### Collected data:

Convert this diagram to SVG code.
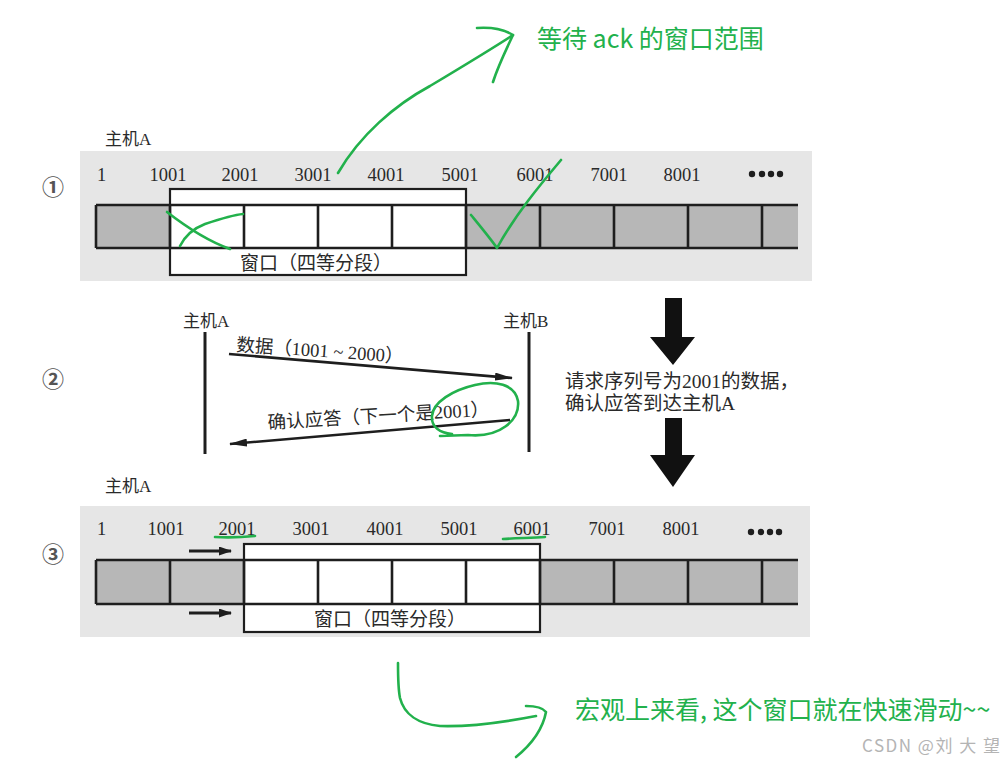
<svg xmlns="http://www.w3.org/2000/svg" width="1008" height="762" viewBox="0 0 1008 762">
<style>
.bg{fill:#e6e6e6}
.cell{fill:#b7b7b7}
.cell2{fill:#c2c2c2}
.win{fill:#ffffff;stroke:#1e1e1e;stroke-width:2.2}
.ln{stroke:#1e1e1e;stroke-width:2.6;fill:none}
.num{font-family:"Liberation Serif","Noto Sans CJK SC",serif;font-size:18.5px;fill:#2a2a2a;text-anchor:middle}
.lbl{font-family:"Liberation Serif","Noto Sans CJK SC",serif;font-size:17px;fill:#2a2a2a}
.wl{font-family:"Liberation Serif","Noto Sans CJK SC",serif;font-size:19px;fill:#2a2a2a;text-anchor:middle}
.msg{font-family:"Liberation Serif","Noto Sans CJK SC",serif;font-size:18.5px;fill:#2a2a2a}
.side{font-family:"Liberation Serif","Noto Sans CJK SC",serif;font-size:19.5px;fill:#2a2a2a}
.circ{font-family:"Noto Sans CJK SC","DejaVu Sans",sans-serif;font-size:22px;font-weight:bold;fill:#555;text-anchor:middle}
.g{stroke:#22b14c;stroke-width:2.6;fill:none;stroke-linecap:round;stroke-linejoin:round}
.gt{font-family:"Noto Sans CJK SC","Noto Sans",sans-serif;font-size:25px;fill:#22b14c}
.wm{font-family:"Noto Sans CJK SC","Noto Sans",sans-serif;font-size:17px;fill:#b4b4b4;letter-spacing:1.5px}
.dot{fill:#1e1e1e}
.big{fill:#111}
</style>
<defs>
<marker id="ah" viewBox="0 0 18 8" refX="17" refY="4" markerWidth="18" markerHeight="8" markerUnits="userSpaceOnUse" orient="auto">
<path d="M0,0 L18,4 L0,8 Z" fill="#1e1e1e"/>
</marker>
<marker id="ah2" viewBox="0 0 13 9" refX="12" refY="4.5" markerWidth="13" markerHeight="9" markerUnits="userSpaceOnUse" orient="auto">
<path d="M0,0 L13,4.5 L0,9 Z" fill="#1e1e1e"/>
</marker>
</defs>
<rect width="1008" height="762" fill="#ffffff"/>

<g id="panel1">
<rect class="bg" x="80" y="151" width="732" height="130"/>
<text class="lbl" x="105" y="145">主机A</text>
<text class="circ" x="53" y="195">①</text>
<rect class="cell" x="96" y="205" width="74" height="43"/>
<rect class="cell" x="466" y="205" width="332" height="43"/>
<rect class="win" x="170" y="189" width="296" height="86"/>
<path class="ln" d="M96,205 H798 M96,248 H798 M96,205 V248 M170,205 V248 M244,205 V248 M318,205 V248 M392,205 V248 M466,205 V248 M540,205 V248 M614,205 V248 M688,205 V248 M762,205 V248"/>
<text class="wl" x="316" y="270">窗口（四等分段）</text>
<text class="num" x="97" y="181" style="text-anchor:start">1</text>
<text class="num" x="168" y="181">1001</text>
<text class="num" x="240" y="181">2001</text>
<text class="num" x="313" y="181">3001</text>
<text class="num" x="386" y="181">4001</text>
<text class="num" x="460" y="181">5001</text>
<text class="num" x="535" y="181">6001</text>
<text class="num" x="609" y="181">7001</text>
<text class="num" x="682" y="181">8001</text>
<circle class="dot" cx="752" cy="174" r="3.2"/>
<circle class="dot" cx="762" cy="174" r="3.2"/>
<circle class="dot" cx="771" cy="174" r="3.2"/>
<circle class="dot" cx="780" cy="174" r="3.2"/>
</g>

<g id="panel2">
<text class="circ" x="53" y="387">②</text>
<text class="lbl" x="183" y="327">主机A</text>
<text class="lbl" x="503" y="327">主机B</text>
<text class="msg" transform="translate(236,351) rotate(4)">数据（1001 ~ 2000）</text>
<text class="msg" transform="translate(268,429) rotate(-3.5)">确认应答（下一个是2001）</text>
</g>

<g id="side-note">
<path class="big" d="M665,298 H682 V337 H695 L673,365 L650,337 H665 Z"/>
<path class="big" d="M665,418 H682 V455 H695 L673,487 L650,455 H665 Z"/>
<text class="side" x="565" y="388">请求序列号为2001的数据，</text>
<text class="side" x="565" y="410">确认应答到达主机A</text>
</g>

<g id="panel3">
<rect class="bg" x="80" y="506" width="730" height="131"/>
<text class="lbl" x="105" y="492">主机A</text>
<text class="circ" x="53" y="562">③</text>
<rect class="cell" x="96" y="560" width="74" height="44"/>
<rect class="cell2" x="170" y="560" width="74" height="44"/>
<rect class="cell" x="540" y="560" width="258" height="44"/>
<rect class="win" x="244" y="544" width="296" height="88"/>
<path class="ln" d="M96,560 H798 M96,604 H798 M96,560 V604 M170,560 V604 M244,560 V604 M318,560 V604 M392,560 V604 M466,560 V604 M540,560 V604 M614,560 V604 M688,560 V604 M762,560 V604"/>
<text class="wl" x="390" y="626">窗口（四等分段）</text>
<text class="num" x="97" y="535" style="text-anchor:start">1</text>
<text class="num" x="166" y="535">1001</text>
<text class="num" x="237" y="535">2001</text>
<text class="num" x="311" y="535">3001</text>
<text class="num" x="385" y="535">4001</text>
<text class="num" x="459" y="535">5001</text>
<text class="num" x="532" y="535">6001</text>
<text class="num" x="607" y="535">7001</text>
<text class="num" x="681" y="535">8001</text>
<circle class="dot" cx="751" cy="532" r="3.2"/>
<circle class="dot" cx="761" cy="532" r="3.2"/>
<circle class="dot" cx="770" cy="532" r="3.2"/>
<circle class="dot" cx="779" cy="532" r="3.2"/>
</g>

<g id="connectors">
<line class="ln" x1="205" y1="332" x2="205" y2="454" style="stroke-width:3"/>
<line class="ln" x1="529" y1="332" x2="529" y2="452" style="stroke-width:3"/>
<line class="ln" x1="229" y1="354" x2="512" y2="378" marker-end="url(#ah)"/>
<line class="ln" x1="510" y1="420" x2="230" y2="444" marker-end="url(#ah)"/>
<line class="ln" x1="189" y1="551" x2="231" y2="551" style="stroke-width:3" marker-end="url(#ah2)"/>
<line class="ln" x1="189" y1="613" x2="231" y2="613" style="stroke-width:3" marker-end="url(#ah2)"/>
</g>

<g id="annotations">
<path class="g" d="M338,173 C360,135 395,105 430,86 C460,68 490,50 513,35"/>
<path class="g" d="M477,28 C492,27 505,30 513,35 C505,52 498,66 493,82"/>
<text class="gt" x="537" y="48">等待 ack 的窗口范围</text>
<path class="g" d="M167,212 C185,226 205,240 230,249"/>
<path class="g" d="M180,246 C185,236 192,229 205,224 C220,219 232,215 243,214"/>
<path class="g" d="M471,215 C480,226 490,238 497,248 C515,215 540,185 561,160"/>
<path class="g" d="M440,436 L468,435 C500,438 520,420 518,401 C515,384 495,380 475,385 C453,390 433,402 432,416 C431,427 440,433 452,434"/>
<path class="g" d="M215,537 C230,538 245,537 255,536"/>
<path class="g" d="M503,539 C518,538 532,538 545,537"/>
<path class="g" d="M398,663 C398,675 398,688 400,698 C404,714 418,724 440,726 C470,727 505,722 536,716"/>
<path class="g" d="M526,706 C536,706 543,708 546,712 C543,728 532,744 516,757"/>
<text class="gt" x="575" y="719">宏观上来看, 这个窗口就在快速滑动~~</text>
<text class="wm" x="862" y="752">CSDN @刘 大 望</text>
</g>
</svg>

### Task prompt:
Return to the listing above and set it down exactly, leaving out its pictures.

### Problem solution:
Convert this diagram to SVG code.
<svg xmlns="http://www.w3.org/2000/svg" width="1008" height="762" viewBox="0 0 1008 762">
<style>
.bg{fill:#e6e6e6}
.cell{fill:#b7b7b7}
.cell2{fill:#c2c2c2}
.win{fill:#ffffff;stroke:#1e1e1e;stroke-width:2.2}
.ln{stroke:#1e1e1e;stroke-width:2.6;fill:none}
.num{font-family:"Liberation Serif","Noto Sans CJK SC",serif;font-size:18.5px;fill:#2a2a2a;text-anchor:middle}
.lbl{font-family:"Liberation Serif","Noto Sans CJK SC",serif;font-size:17px;fill:#2a2a2a}
.wl{font-family:"Liberation Serif","Noto Sans CJK SC",serif;font-size:19px;fill:#2a2a2a;text-anchor:middle}
.msg{font-family:"Liberation Serif","Noto Sans CJK SC",serif;font-size:18.5px;fill:#2a2a2a}
.side{font-family:"Liberation Serif","Noto Sans CJK SC",serif;font-size:19.5px;fill:#2a2a2a}
.circ{font-family:"Noto Sans CJK SC","DejaVu Sans",sans-serif;font-size:22px;font-weight:bold;fill:#555;text-anchor:middle}
.g{stroke:#22b14c;stroke-width:2.6;fill:none;stroke-linecap:round;stroke-linejoin:round}
.gt{font-family:"Noto Sans CJK SC","Noto Sans",sans-serif;font-size:25px;fill:#22b14c}
.wm{font-family:"Noto Sans CJK SC","Noto Sans",sans-serif;font-size:17px;fill:#b4b4b4;letter-spacing:1.5px}
.dot{fill:#1e1e1e}
.big{fill:#111}
</style>
<defs>
<marker id="ah" viewBox="0 0 18 8" refX="17" refY="4" markerWidth="18" markerHeight="8" markerUnits="userSpaceOnUse" orient="auto">
<path d="M0,0 L18,4 L0,8 Z" fill="#1e1e1e"/>
</marker>
<marker id="ah2" viewBox="0 0 13 9" refX="12" refY="4.5" markerWidth="13" markerHeight="9" markerUnits="userSpaceOnUse" orient="auto">
<path d="M0,0 L13,4.5 L0,9 Z" fill="#1e1e1e"/>
</marker>
</defs>
<rect width="1008" height="762" fill="#ffffff"/>

<g id="panel1">
<rect class="bg" x="80" y="151" width="732" height="130"/>
<text class="lbl" x="105" y="145">主机A</text>
<text class="circ" x="53" y="195">①</text>
<rect class="cell" x="96" y="205" width="74" height="43"/>
<rect class="cell" x="466" y="205" width="332" height="43"/>
<rect class="win" x="170" y="189" width="296" height="86"/>
<path class="ln" d="M96,205 H798 M96,248 H798 M96,205 V248 M170,205 V248 M244,205 V248 M318,205 V248 M392,205 V248 M466,205 V248 M540,205 V248 M614,205 V248 M688,205 V248 M762,205 V248"/>
<text class="wl" x="316" y="270">窗口（四等分段）</text>
<text class="num" x="97" y="181" style="text-anchor:start">1</text>
<text class="num" x="168" y="181">1001</text>
<text class="num" x="240" y="181">2001</text>
<text class="num" x="313" y="181">3001</text>
<text class="num" x="386" y="181">4001</text>
<text class="num" x="460" y="181">5001</text>
<text class="num" x="535" y="181">6001</text>
<text class="num" x="609" y="181">7001</text>
<text class="num" x="682" y="181">8001</text>
<circle class="dot" cx="752" cy="174" r="3.2"/>
<circle class="dot" cx="762" cy="174" r="3.2"/>
<circle class="dot" cx="771" cy="174" r="3.2"/>
<circle class="dot" cx="780" cy="174" r="3.2"/>
</g>

<g id="panel2">
<text class="circ" x="53" y="387">②</text>
<text class="lbl" x="183" y="327">主机A</text>
<text class="lbl" x="503" y="327">主机B</text>
<text class="msg" transform="translate(236,351) rotate(4)">数据（1001 ~ 2000）</text>
<text class="msg" transform="translate(268,429) rotate(-3.5)">确认应答（下一个是2001）</text>
</g>

<g id="side-note">
<path class="big" d="M665,298 H682 V337 H695 L673,365 L650,337 H665 Z"/>
<path class="big" d="M665,418 H682 V455 H695 L673,487 L650,455 H665 Z"/>
<text class="side" x="565" y="388">请求序列号为2001的数据，</text>
<text class="side" x="565" y="410">确认应答到达主机A</text>
</g>

<g id="panel3">
<rect class="bg" x="80" y="506" width="730" height="131"/>
<text class="lbl" x="105" y="492">主机A</text>
<text class="circ" x="53" y="562">③</text>
<rect class="cell" x="96" y="560" width="74" height="44"/>
<rect class="cell2" x="170" y="560" width="74" height="44"/>
<rect class="cell" x="540" y="560" width="258" height="44"/>
<rect class="win" x="244" y="544" width="296" height="88"/>
<path class="ln" d="M96,560 H798 M96,604 H798 M96,560 V604 M170,560 V604 M244,560 V604 M318,560 V604 M392,560 V604 M466,560 V604 M540,560 V604 M614,560 V604 M688,560 V604 M762,560 V604"/>
<text class="wl" x="390" y="626">窗口（四等分段）</text>
<text class="num" x="97" y="535" style="text-anchor:start">1</text>
<text class="num" x="166" y="535">1001</text>
<text class="num" x="237" y="535">2001</text>
<text class="num" x="311" y="535">3001</text>
<text class="num" x="385" y="535">4001</text>
<text class="num" x="459" y="535">5001</text>
<text class="num" x="532" y="535">6001</text>
<text class="num" x="607" y="535">7001</text>
<text class="num" x="681" y="535">8001</text>
<circle class="dot" cx="751" cy="532" r="3.2"/>
<circle class="dot" cx="761" cy="532" r="3.2"/>
<circle class="dot" cx="770" cy="532" r="3.2"/>
<circle class="dot" cx="779" cy="532" r="3.2"/>
</g>

<g id="connectors">
<line class="ln" x1="205" y1="332" x2="205" y2="454" style="stroke-width:3"/>
<line class="ln" x1="529" y1="332" x2="529" y2="452" style="stroke-width:3"/>
<line class="ln" x1="229" y1="354" x2="512" y2="378" marker-end="url(#ah)"/>
<line class="ln" x1="510" y1="420" x2="230" y2="444" marker-end="url(#ah)"/>
<line class="ln" x1="189" y1="551" x2="231" y2="551" style="stroke-width:3" marker-end="url(#ah2)"/>
<line class="ln" x1="189" y1="613" x2="231" y2="613" style="stroke-width:3" marker-end="url(#ah2)"/>
</g>

<g id="annotations">
<path class="g" d="M338,173 C360,135 395,105 430,86 C460,68 490,50 513,35"/>
<path class="g" d="M477,28 C492,27 505,30 513,35 C505,52 498,66 493,82"/>
<text class="gt" x="537" y="48">等待 ack 的窗口范围</text>
<path class="g" d="M167,212 C185,226 205,240 230,249"/>
<path class="g" d="M180,246 C185,236 192,229 205,224 C220,219 232,215 243,214"/>
<path class="g" d="M471,215 C480,226 490,238 497,248 C515,215 540,185 561,160"/>
<path class="g" d="M440,436 L468,435 C500,438 520,420 518,401 C515,384 495,380 475,385 C453,390 433,402 432,416 C431,427 440,433 452,434"/>
<path class="g" d="M215,537 C230,538 245,537 255,536"/>
<path class="g" d="M503,539 C518,538 532,538 545,537"/>
<path class="g" d="M398,663 C398,675 398,688 400,698 C404,714 418,724 440,726 C470,727 505,722 536,716"/>
<path class="g" d="M526,706 C536,706 543,708 546,712 C543,728 532,744 516,757"/>
<text class="gt" x="575" y="719">宏观上来看, 这个窗口就在快速滑动~~</text>
<text class="wm" x="862" y="752">CSDN @刘 大 望</text>
</g>
</svg>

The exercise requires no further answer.